» **Part of a data file**

--- Start ---

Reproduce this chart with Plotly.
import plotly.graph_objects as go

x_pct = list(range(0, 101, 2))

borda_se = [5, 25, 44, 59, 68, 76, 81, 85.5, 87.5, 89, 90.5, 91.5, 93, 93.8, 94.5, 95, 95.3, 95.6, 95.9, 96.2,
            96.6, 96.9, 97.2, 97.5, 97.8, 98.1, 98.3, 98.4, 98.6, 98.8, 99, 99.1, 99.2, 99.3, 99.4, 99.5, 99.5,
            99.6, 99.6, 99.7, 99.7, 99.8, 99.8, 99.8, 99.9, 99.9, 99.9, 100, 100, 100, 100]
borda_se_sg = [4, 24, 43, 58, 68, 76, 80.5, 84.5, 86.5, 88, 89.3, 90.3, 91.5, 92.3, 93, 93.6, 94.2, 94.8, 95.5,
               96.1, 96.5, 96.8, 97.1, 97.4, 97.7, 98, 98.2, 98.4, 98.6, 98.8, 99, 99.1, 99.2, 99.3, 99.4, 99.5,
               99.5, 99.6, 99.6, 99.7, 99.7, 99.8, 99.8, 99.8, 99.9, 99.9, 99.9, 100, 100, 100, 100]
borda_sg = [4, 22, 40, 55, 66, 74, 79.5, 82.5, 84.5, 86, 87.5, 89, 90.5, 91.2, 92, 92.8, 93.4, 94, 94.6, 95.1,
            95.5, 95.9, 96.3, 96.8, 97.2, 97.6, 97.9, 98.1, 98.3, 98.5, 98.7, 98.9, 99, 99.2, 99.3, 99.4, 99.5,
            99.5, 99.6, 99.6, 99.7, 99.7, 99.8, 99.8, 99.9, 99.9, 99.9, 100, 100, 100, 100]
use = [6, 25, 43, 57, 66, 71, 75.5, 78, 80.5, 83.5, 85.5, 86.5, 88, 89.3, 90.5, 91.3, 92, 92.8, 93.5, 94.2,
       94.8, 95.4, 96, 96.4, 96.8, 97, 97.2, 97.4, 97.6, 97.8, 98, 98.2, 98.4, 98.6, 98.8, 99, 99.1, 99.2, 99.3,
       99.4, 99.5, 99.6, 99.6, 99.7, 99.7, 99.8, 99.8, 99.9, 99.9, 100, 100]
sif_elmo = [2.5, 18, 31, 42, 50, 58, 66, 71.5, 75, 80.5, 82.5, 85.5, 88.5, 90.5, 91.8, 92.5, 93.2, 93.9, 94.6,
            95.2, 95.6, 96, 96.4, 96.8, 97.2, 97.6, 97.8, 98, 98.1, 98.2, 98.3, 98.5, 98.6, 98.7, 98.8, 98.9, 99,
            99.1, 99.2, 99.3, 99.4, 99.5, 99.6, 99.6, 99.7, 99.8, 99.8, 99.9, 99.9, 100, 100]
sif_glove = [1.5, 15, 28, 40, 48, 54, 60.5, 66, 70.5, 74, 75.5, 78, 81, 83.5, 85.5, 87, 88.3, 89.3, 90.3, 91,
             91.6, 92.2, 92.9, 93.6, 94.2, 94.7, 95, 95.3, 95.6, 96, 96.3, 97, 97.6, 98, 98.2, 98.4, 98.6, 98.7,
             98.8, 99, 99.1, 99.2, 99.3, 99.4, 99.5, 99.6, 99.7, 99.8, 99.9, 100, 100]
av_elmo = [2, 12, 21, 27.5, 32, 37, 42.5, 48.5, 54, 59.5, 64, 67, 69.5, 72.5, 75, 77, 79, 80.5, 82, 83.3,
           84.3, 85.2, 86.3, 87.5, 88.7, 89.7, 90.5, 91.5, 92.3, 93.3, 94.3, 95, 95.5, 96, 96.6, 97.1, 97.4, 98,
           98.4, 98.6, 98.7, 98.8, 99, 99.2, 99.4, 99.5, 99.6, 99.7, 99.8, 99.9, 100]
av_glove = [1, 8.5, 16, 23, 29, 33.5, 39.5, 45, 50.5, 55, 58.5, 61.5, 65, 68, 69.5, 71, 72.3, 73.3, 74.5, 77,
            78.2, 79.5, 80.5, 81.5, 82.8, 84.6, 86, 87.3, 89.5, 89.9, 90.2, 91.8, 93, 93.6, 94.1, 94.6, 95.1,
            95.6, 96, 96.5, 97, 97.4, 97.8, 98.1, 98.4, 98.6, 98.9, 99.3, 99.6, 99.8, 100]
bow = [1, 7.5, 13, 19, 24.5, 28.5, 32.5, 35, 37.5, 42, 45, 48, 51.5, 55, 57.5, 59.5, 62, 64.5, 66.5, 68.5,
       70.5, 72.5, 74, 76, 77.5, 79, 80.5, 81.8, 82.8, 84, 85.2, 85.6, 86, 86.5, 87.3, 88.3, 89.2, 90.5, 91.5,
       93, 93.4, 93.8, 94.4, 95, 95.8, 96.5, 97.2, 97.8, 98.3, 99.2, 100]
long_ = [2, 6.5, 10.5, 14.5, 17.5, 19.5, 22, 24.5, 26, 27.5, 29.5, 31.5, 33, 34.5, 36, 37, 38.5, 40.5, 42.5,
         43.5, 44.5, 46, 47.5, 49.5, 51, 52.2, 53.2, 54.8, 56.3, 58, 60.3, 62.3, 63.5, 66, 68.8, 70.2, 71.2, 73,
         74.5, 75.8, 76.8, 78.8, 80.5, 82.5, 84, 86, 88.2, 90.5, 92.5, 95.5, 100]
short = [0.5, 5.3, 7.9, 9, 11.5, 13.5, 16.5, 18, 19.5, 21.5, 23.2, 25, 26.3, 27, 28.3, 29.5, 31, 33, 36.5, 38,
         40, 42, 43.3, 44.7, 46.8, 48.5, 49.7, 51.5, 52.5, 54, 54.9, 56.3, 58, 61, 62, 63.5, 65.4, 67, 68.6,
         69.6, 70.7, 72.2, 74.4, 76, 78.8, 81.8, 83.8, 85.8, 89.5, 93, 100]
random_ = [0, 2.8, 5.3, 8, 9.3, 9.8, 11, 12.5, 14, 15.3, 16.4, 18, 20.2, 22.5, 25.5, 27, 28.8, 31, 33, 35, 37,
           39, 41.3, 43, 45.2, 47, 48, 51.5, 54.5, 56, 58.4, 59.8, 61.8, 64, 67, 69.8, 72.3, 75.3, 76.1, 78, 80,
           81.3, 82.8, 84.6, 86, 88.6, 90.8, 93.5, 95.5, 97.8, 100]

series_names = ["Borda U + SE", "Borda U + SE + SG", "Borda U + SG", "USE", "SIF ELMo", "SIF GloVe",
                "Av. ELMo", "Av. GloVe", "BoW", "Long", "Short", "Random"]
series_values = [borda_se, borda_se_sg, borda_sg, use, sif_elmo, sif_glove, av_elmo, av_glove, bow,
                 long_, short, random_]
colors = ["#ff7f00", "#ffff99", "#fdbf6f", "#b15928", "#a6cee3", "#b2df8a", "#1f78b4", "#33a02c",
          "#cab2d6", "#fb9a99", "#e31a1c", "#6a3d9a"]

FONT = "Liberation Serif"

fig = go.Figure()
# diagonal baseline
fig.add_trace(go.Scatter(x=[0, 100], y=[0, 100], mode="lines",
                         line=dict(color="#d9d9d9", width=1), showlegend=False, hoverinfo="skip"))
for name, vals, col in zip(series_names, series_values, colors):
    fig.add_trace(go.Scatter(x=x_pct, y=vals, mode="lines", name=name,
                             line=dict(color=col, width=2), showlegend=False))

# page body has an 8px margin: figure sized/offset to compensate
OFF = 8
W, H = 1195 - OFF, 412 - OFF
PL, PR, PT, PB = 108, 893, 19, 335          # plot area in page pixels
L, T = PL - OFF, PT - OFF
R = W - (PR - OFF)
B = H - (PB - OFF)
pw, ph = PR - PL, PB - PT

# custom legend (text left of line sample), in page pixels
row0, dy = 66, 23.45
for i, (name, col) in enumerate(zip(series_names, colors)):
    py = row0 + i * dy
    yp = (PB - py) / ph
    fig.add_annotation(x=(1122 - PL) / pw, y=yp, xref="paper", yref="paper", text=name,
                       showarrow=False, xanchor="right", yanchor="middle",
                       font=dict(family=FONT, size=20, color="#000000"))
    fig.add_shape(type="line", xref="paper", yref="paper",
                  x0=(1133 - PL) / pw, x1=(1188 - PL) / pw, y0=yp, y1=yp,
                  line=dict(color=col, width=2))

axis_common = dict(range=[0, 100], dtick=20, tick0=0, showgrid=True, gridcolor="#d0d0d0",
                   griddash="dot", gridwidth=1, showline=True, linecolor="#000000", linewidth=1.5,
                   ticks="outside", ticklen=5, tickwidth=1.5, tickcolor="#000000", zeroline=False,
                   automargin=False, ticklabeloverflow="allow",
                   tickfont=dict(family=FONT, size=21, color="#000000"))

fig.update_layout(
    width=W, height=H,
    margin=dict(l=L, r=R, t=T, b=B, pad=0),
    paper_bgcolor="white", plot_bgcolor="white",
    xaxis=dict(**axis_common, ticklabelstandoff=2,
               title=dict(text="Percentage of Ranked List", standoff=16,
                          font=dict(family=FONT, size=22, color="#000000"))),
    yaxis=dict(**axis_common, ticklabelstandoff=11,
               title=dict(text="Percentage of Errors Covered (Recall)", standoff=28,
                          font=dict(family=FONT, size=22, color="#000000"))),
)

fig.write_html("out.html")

--- End ---
--- Start ---

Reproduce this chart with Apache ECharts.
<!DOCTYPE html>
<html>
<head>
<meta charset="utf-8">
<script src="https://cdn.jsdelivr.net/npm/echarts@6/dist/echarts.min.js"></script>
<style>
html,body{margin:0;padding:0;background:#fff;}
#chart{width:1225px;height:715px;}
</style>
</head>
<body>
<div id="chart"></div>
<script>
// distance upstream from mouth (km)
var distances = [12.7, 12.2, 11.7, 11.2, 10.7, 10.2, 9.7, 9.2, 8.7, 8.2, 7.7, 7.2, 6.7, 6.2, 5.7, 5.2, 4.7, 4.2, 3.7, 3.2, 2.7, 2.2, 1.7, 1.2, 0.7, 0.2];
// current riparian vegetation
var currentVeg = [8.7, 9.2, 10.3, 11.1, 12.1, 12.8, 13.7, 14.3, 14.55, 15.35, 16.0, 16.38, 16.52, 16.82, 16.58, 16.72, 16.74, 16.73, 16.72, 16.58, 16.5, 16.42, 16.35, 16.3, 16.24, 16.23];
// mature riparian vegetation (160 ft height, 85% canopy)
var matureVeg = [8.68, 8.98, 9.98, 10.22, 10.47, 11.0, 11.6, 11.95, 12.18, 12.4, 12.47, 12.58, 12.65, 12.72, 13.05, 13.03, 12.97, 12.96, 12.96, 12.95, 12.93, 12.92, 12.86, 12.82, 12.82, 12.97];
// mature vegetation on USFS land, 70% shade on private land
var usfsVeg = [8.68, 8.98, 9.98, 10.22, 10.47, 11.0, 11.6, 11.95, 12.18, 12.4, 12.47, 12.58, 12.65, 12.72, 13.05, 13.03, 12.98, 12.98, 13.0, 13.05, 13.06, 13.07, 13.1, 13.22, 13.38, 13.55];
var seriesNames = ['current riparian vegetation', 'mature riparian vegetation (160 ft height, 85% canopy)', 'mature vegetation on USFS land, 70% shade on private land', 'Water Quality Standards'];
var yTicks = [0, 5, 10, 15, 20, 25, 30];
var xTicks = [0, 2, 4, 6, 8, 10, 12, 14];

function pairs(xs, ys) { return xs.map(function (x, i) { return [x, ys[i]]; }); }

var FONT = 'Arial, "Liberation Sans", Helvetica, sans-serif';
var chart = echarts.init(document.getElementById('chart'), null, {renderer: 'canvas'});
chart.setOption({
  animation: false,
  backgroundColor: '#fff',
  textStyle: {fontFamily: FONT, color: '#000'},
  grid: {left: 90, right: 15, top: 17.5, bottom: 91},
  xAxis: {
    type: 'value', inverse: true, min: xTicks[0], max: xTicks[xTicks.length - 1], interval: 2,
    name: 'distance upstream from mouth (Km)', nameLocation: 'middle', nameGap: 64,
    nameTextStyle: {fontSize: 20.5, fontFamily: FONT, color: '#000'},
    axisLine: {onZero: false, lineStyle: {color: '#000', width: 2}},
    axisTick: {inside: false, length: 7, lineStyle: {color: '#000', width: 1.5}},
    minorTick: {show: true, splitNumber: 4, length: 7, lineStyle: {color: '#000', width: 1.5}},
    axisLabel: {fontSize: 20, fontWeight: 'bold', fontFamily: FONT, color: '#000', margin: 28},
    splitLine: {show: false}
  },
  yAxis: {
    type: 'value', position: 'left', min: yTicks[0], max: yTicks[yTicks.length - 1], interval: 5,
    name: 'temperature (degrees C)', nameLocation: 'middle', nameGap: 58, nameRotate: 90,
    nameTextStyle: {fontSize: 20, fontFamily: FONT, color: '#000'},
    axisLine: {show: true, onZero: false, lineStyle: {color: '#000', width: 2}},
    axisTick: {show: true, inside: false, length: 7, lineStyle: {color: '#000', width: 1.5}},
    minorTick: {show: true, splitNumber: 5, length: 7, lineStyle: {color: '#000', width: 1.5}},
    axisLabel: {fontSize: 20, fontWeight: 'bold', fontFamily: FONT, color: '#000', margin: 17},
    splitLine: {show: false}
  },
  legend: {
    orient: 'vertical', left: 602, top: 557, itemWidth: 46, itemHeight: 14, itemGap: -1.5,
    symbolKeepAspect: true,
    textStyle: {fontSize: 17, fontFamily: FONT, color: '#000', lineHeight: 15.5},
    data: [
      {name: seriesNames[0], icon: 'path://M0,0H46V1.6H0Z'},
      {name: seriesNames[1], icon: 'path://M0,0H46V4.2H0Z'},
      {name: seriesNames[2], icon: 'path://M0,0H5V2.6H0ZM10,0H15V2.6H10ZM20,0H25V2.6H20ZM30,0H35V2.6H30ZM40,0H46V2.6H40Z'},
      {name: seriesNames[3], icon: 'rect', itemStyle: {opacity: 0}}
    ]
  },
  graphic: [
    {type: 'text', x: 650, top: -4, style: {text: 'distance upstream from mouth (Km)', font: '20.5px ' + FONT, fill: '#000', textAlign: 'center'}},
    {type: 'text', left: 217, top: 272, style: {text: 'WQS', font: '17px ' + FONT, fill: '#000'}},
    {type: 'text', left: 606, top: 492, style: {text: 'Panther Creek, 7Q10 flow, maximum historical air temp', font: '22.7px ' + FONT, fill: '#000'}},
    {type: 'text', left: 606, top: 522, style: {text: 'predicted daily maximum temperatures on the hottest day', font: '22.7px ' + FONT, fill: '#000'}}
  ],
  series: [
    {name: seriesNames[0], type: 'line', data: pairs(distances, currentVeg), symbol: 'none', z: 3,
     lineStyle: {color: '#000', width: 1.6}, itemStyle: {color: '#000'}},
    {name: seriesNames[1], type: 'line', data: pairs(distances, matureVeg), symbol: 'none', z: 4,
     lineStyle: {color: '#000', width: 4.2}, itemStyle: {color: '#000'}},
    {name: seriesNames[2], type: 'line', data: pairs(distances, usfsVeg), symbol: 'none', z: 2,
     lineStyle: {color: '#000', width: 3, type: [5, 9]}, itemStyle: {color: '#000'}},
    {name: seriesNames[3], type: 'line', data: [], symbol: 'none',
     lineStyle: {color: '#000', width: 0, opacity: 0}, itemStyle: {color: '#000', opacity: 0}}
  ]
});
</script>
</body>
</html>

--- End ---

» **Exercise goal**
Return exactly the lines from the line that has "Reproduce this chart with Apache ECharts." to the line that has "function pairs(xs, ys)", both of them included.

» **Solution to the problem**
Reproduce this chart with Apache ECharts.
<!DOCTYPE html>
<html>
<head>
<meta charset="utf-8">
<script src="https://cdn.jsdelivr.net/npm/echarts@6/dist/echarts.min.js"></script>
<style>
html,body{margin:0;padding:0;background:#fff;}
#chart{width:1225px;height:715px;}
</style>
</head>
<body>
<div id="chart"></div>
<script>
// distance upstream from mouth (km)
var distances = [12.7, 12.2, 11.7, 11.2, 10.7, 10.2, 9.7, 9.2, 8.7, 8.2, 7.7, 7.2, 6.7, 6.2, 5.7, 5.2, 4.7, 4.2, 3.7, 3.2, 2.7, 2.2, 1.7, 1.2, 0.7, 0.2];
// current riparian vegetation
var currentVeg = [8.7, 9.2, 10.3, 11.1, 12.1, 12.8, 13.7, 14.3, 14.55, 15.35, 16.0, 16.38, 16.52, 16.82, 16.58, 16.72, 16.74, 16.73, 16.72, 16.58, 16.5, 16.42, 16.35, 16.3, 16.24, 16.23];
// mature riparian vegetation (160 ft height, 85% canopy)
var matureVeg = [8.68, 8.98, 9.98, 10.22, 10.47, 11.0, 11.6, 11.95, 12.18, 12.4, 12.47, 12.58, 12.65, 12.72, 13.05, 13.03, 12.97, 12.96, 12.96, 12.95, 12.93, 12.92, 12.86, 12.82, 12.82, 12.97];
// mature vegetation on USFS land, 70% shade on private land
var usfsVeg = [8.68, 8.98, 9.98, 10.22, 10.47, 11.0, 11.6, 11.95, 12.18, 12.4, 12.47, 12.58, 12.65, 12.72, 13.05, 13.03, 12.98, 12.98, 13.0, 13.05, 13.06, 13.07, 13.1, 13.22, 13.38, 13.55];
var seriesNames = ['current riparian vegetation', 'mature riparian vegetation (160 ft height, 85% canopy)', 'mature vegetation on USFS land, 70% shade on private land', 'Water Quality Standards'];
var yTicks = [0, 5, 10, 15, 20, 25, 30];
var xTicks = [0, 2, 4, 6, 8, 10, 12, 14];

function pairs(xs, ys) { return xs.map(function (x, i) { return [x, ys[i]]; }); }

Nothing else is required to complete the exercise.